Caesar's Arms is the name of a hostelry and restaurant in the village of Creigiau, Pentyrch parish. Here is the relevant recorded information:
Caesar's Arms 2007
Name Occupant Date
Caesar Arms inn [William Collins] 1914
Caesar Arms (Tavern) [John Collins] 1901
Caeser Arms [John Thomas] 1891,
Cesar Arms [Martha Israel] 1881
Caesar Arms [Martha Israel] 1871
Ceasser Arms [Thomas Simon] 1861
Nant y Kessall [Thomas Hopkin (sic), farmer] 1851
Nantykessar [Thomas Hopkins, farmer] 1841
Nant y cesall 1833
Nant y Cessar 1796
nant y kessar 1570
The earliest names, nant y kessar, Nant y Cessar etc. are the names of a stream that flows near the village of Creigiau, in the parish of Pentyrch (pronounced pen-tirch rather than the recently usurped and maligned pen-turk). nant y kessar and Nant y Cessar etc. are scribal efforts at recording the Gwentian dialect form of the Welsh collective noun cesair ‘hailstones'.
Other streams named in similar fashion to reflect low water temperature include Nant yr Eira (snow), Odnant (snow), Nant Iaen (ice), Oernant (cold) along with Afon Genllysg (hailstones).
Nant y cesall is an example of the interchange of final -r and -l of some Welsh words e.g. corner > cornel, dresser > dresel, razor > rasel, mesur > mesul etc.
Nant-y-cesair stream gave its name to a smallholding located on its banks as indicated by the occupation of Thomas Hopkin(s), the occupant of the 1841 and 1851 census returns.
By 1861 however, the name and nature of the building had changed from the smallholding known as Nant y Cessar to a public house known as the Ceasser Arms.
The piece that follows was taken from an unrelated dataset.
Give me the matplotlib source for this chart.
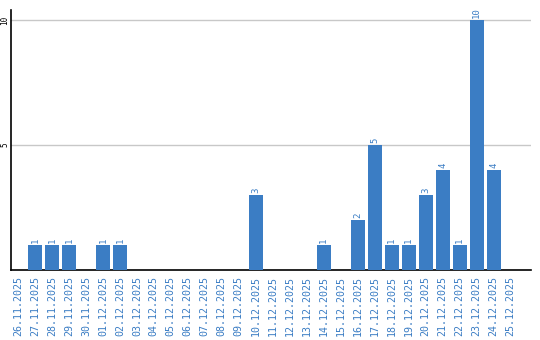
import matplotlib
matplotlib.use("Agg")
import matplotlib.pyplot as plt

dates = ["26.11.2025", "27.11.2025", "28.11.2025", "29.11.2025", "30.11.2025",
         "01.12.2025", "02.12.2025", "03.12.2025", "04.12.2025", "05.12.2025",
         "06.12.2025", "07.12.2025", "08.12.2025", "09.12.2025", "10.12.2025",
         "11.12.2025", "12.12.2025", "13.12.2025", "14.12.2025", "15.12.2025",
         "16.12.2025", "17.12.2025", "18.12.2025", "19.12.2025", "20.12.2025",
         "21.12.2025", "22.12.2025", "23.12.2025", "24.12.2025", "25.12.2025"]
values = [0, 1, 1, 1, 0, 1, 1, 0, 0, 0, 0, 0, 0, 0, 3, 0, 0, 0, 1, 0,
          2, 5, 1, 1, 3, 4, 1, 10, 4, 0]
yticks = [5, 10]

blue = "#3b7dc4"
fig = plt.figure(figsize=(5.4, 3.4), dpi=100)
ax = fig.add_axes([11/540, 70/340, 520/540, 260/340])
x = list(range(len(dates)))
ax.bar(x, values, width=0.82, color=blue, zorder=3)
for xi, v in zip(x, values):
    if v > 0:
        ax.text(xi, v + 0.08, str(v), rotation=90, ha="center", va="bottom",
                color=blue, fontsize=6.5, family="DejaVu Sans Mono")
ax.set_xlim(-0.41, 30.2)
ax.set_ylim(0, 10.4)
ax.set_xticks(x)
ax.set_xticklabels(dates, rotation=90, color=blue, fontsize=7.2, family="DejaVu Sans Mono")
ax.set_yticks(yticks)
ax.set_yticklabels([str(t) for t in yticks], rotation=90, fontsize=5.5, family="DejaVu Sans Mono",
                   va="center")
ax.tick_params(length=0)
ax.tick_params(axis="y", pad=1)
ax.tick_params(axis="x", pad=4)
ax.grid(axis="y", color="#c8c8c8", linewidth=1, zorder=0)
for s in ["top", "right"]:
    ax.spines[s].set_visible(False)
for s in ["left", "bottom"]:
    ax.spines[s].set_color("black")
    ax.spines[s].set_linewidth(1.2)
fig.savefig("out.png", dpi=100)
The final element of the stream-name had been retained as the first element of the inn name. The 1881 form of Cesar Arms is interesting and a key to the change of meaning.
As well as being the Gwentian dialect form of cesair, cesar is also the Welsh spelling for the Latin personal name Caesar as evidenced in the oft recited section of Mark 12, v. 17. ‘Rhoddwch yr eiddo Cesar i Cesar, a'r eiddo Duw i Dduw.' (‘render unto Caesar', etc.) It was only natural therefore to expect a change in the perceived meaning of the inn name over the years, along with the change in the language of the locality from being predominantly Welsh to predominantly English speaking.
It was well into the 20th century before an apostrophe s was added to Caesar to make the transition complete.
Today the Caesar's Arms sign depicts the face of a Roman ruler. Perhaps it would not be out of place if the image was sheltering from a wintry shower with a caption written underneath stating ‘Hail Ceasar!'
Caesar's Arms is from Cesar Arms which was derived from the earlier Nantycesair 'the hailstones stream'.